I Went To My Own Digital Funeral
Article originally published by: Buzzfeed
A few weeks ago, I went to my own funeral. Or at least a simulation of my own funeral. I was sitting in an auditorium, alone except for a trim young man in a black suit, who walked up to a lectern and began speaking. “Good evening,” he said. “We are here to honor the memory of Doree Shafrir. Doree was a beloved friend, daughter, and wife. Our thoughts go out to her loved ones on this day.”
It was more than a little jarring, sitting there listening to this guy talk about me. Doree, he said, was “committed to her work, to social justice and to literature. She showed support to women she’d never even met, and gave platforms to voices of color.” He went on like this for another minute or so, talking about how I’d passed away and “left an empty place” in the hearts of my loved ones. Next, there was a video — all my tweets, scrolling on a huge screen in front of me — and it was only then that I truly started recoiling. My legacy was going to be my tweets about Justin Bieber’s fling with Bronte Blampied, my neighbors’ love of Project Runway, my excitement about wearing a dress with pockets to a wedding.
I was at LACMA, the LA County Museum of Art, for an interactive exhibit put on by an organization called the Hereafter Institute, which was started by the 34-year-old artistGabriel Barcia-Colombo. The pitch was vague: The Hereafter Institute, I was told, “evaluates a person’s digital afterlife using new technologies.” The “funeral” was the culmination of a half-hour personal tour through a series of exhibits meant to inspire reflection and conversation on our digital afterlives.

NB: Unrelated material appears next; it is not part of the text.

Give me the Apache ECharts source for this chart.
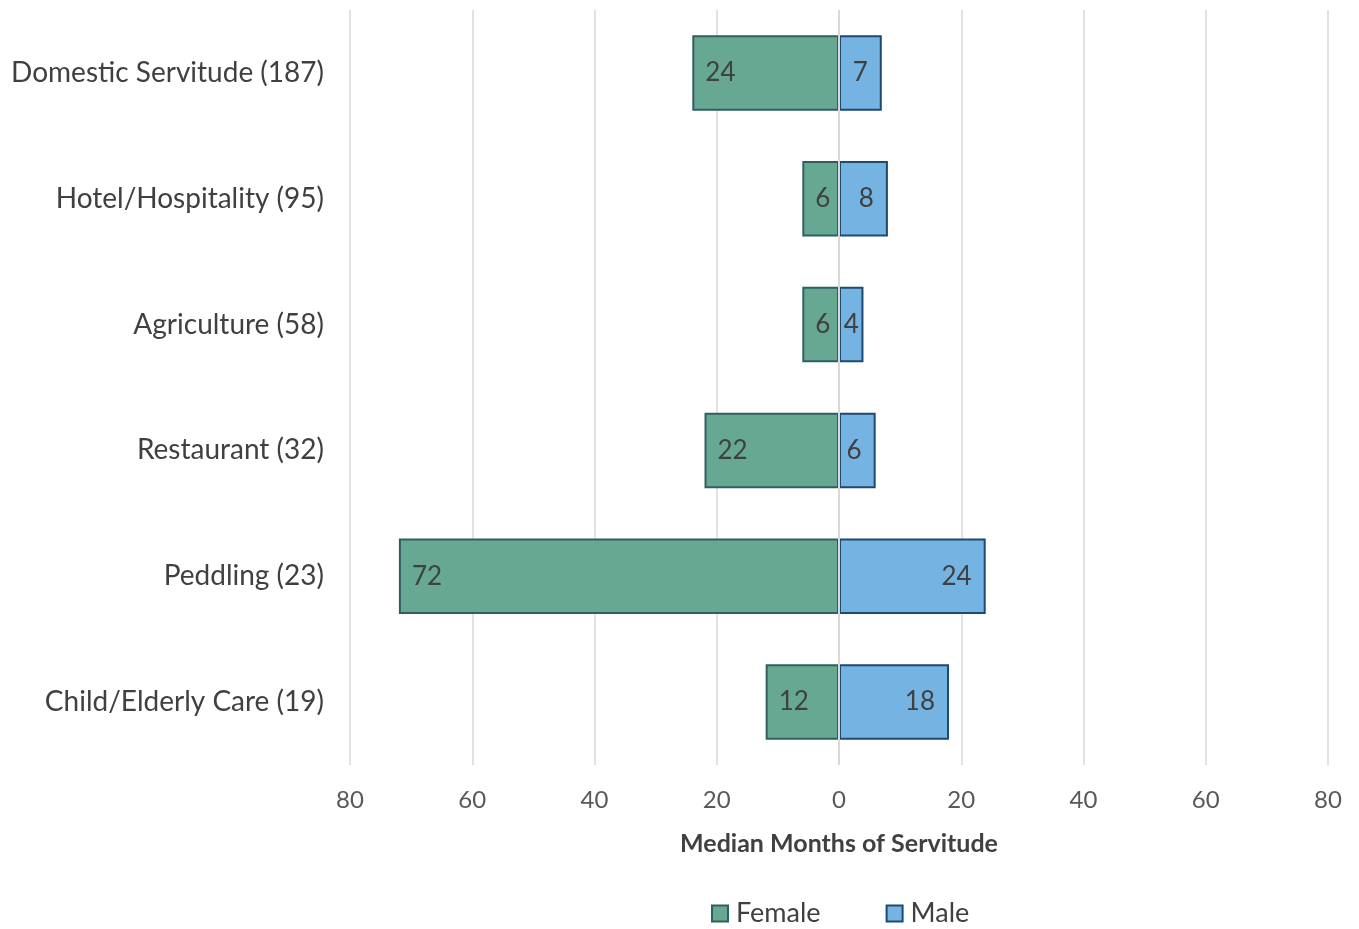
<!DOCTYPE html>
<html>
<head>
<meta charset="utf-8">
<script src="https://cdn.jsdelivr.net/npm/echarts@6/dist/echarts.min.js"></script>
<style>
  html, body { margin: 0; padding: 0; background: #ffffff; }
  #chart { width: 1359px; height: 929px; }
</style>
</head>
<body>
<div id="chart"></div>
<script>
// Sectors with number of cases
const categories = [
  'Domestic Servitude (187)',
  'Hotel/Hospitality (95)',
  'Agriculture (58)',
  'Restaurant (32)',
  'Peddling (23)',
  'Child/Elderly Care (19)'
];
// Median months of servitude by sex
const femaleMonths = [24, 6, 6, 22, 72, 12];
const maleMonths = [7, 8, 4, 6, 24, 18];
const axisTicks = [-80, -60, -40, -20, 0, 20, 40, 60, 80];

const FONT = 'Lato, "Open Sans", sans-serif';
const TEXT = '#404040';

// very short bars keep their value label centred so it stays inside the bar
const barItems = (values, sign) => values.map(v => {
  const item = { value: sign * v };
  if (v < 5) item.label = { position: 'inside' };
  return item;
});

const chart = echarts.init(document.getElementById('chart'), null, { renderer: 'canvas' });

chart.setOption({
  animation: false,
  textStyle: { fontFamily: FONT },
  grid: { left: 350, right: 31, top: 10, bottom: 164, containLabel: false },
  xAxis: {
    type: 'value',
    min: axisTicks[0],
    max: axisTicks[axisTicks.length - 1],
    interval: 20,
    axisLine: { show: false },
    axisTick: { show: false },
    splitLine: { show: true, lineStyle: { color: '#d9d9d9', width: 1.5 } },
    axisLabel: {
      color: '#595959', fontSize: 24, fontFamily: FONT, margin: 23,
      formatter: v => String(Math.abs(v))
    },
    name: 'Median Months of Servitude',
    nameLocation: 'middle',
    nameGap: 66,
    nameTextStyle: { color: TEXT, fontSize: 25, fontWeight: 'bold', fontFamily: FONT }
  },
  yAxis: {
    type: 'category',
    data: categories,
    inverse: true,
    axisLine: { show: false },
    axisTick: { show: false },
    axisLabel: { color: TEXT, fontSize: 28, fontFamily: FONT, margin: 26 }
  },
  legend: {
    top: 895,
    left: 706,
    itemGap: 65,
    itemWidth: 16,
    itemHeight: 16,
    icon: 'rect',
    textStyle: { color: TEXT, fontSize: 27, fontFamily: FONT, padding: [0, 0, 0, 3] },
    data: ['Female', 'Male']
  },
  series: [
    {
      name: 'Female',
      type: 'bar',
      stack: 'sex',
      barCategoryGap: '40%',
      data: barItems(femaleMonths, -1),
      itemStyle: { color: '#67a893', borderColor: '#2f5f62', borderWidth: 2 },
      label: {
        show: true, position: 'insideLeft', distance: 13,
        color: TEXT, fontSize: 26, fontFamily: FONT,
        formatter: p => String(Math.abs(p.value))
      }
    },
    {
      name: 'Male',
      type: 'bar',
      stack: 'sex',
      barCategoryGap: '40%',
      data: barItems(maleMonths, 1),
      itemStyle: { color: '#75b4e2', borderColor: '#1d4a70', borderWidth: 2 },
      label: {
        show: true, position: 'insideRight', distance: 14,
        color: TEXT, fontSize: 26, fontFamily: FONT,
        formatter: p => String(Math.abs(p.value))
      },
      // zero gridline drawn over the bars
      markLine: {
        silent: true,
        symbol: 'none',
        label: { show: false },
        lineStyle: { color: '#d9d9d9', width: 2, type: 'solid' },
        data: [{ xAxis: 0 }]
      }
    }
  ]
});
</script>
</body>
</html>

For centuries, people have been trying to figure out how to achieve immortality — or at least extend their lifespans. Today, billionaires like Larry Ellison, Peter Thiel, and Sergey Brin are spending part of their fortunes on research that they hope will allow them to extend their lifespans. Perhaps the most radical ideas are coming out of Dmitry Itskov’s 2045 Initiative, an organization that hopes to eventually be able to meld human heads with robot bodies. For the non-billionaires among us, digital immortality will have to do.
I’ve long been fascinated by the posthumous digital lives of others, but I’d never really thought about what would happen to my own self-created online presence after I’m dead — and more important, how it could be manipulated, even by people with the best of intentions. As someone who likes to maintain a modicum of control over her online presence (don’t we all?), this notion started to feel more than a little bit scary. What would someone who doesn’t know me infer about who I was based solely on my online presence? At least when I’m alive, my social media is a constantly updated, organically changing thing; once I’m dead, it’s all frozen in amber. Would that same online presence serve as a comfort to people who knew me, a kind of poignant memorial? Or, most terrifyingly of all, would no one care?
I’m not proud of the fact that when I hear about a celebrity dying, I check to see what their last tweet was. I obsessively read the Last Message Received Tumblr, which posts the last communication (usually texts) that people got from exes, or family and friends who died; the ones that are the most painful to read are the mundane ones from friends who were then killed by drunk drivers.
These transmissions can appear cruelly unremarkable, but after death, even the most ordinary dribs and drabs of communication feel poignant to their loved ones. Like the Hereafter Institute’s project, the Last Message Received is saying: You matter. You matter, and the world you lived in matters, and the people you loved — they matter too.
Still, I can’t help but think I’ll want to keep everything away from the prying eyes of people like me when someone I’m close to dies.
Aren’t we really just expressing anxieties about our own mortality when we voraciously consume the digital afterlives of others? When I think about it in this light, I’m more forgiving of my morbid, voyeuristic habit. If there is an upside to my obsession with these inadvertent social media memorials, it’s that they have made me more aware of the permanence of my online presence, which, in the moment, can seem deceptively ephemeral. In 2016, the human condition is marked by existential despair in thinking about being remembered for a few lackluster, dashed-off tweets and silly photos. What if the last thing I ever tweet is a complaint about how much Time Warner Cable sucks? And so, whether we like it or not, life now requires no small degree of constant self-examination about our own legacies, online and off.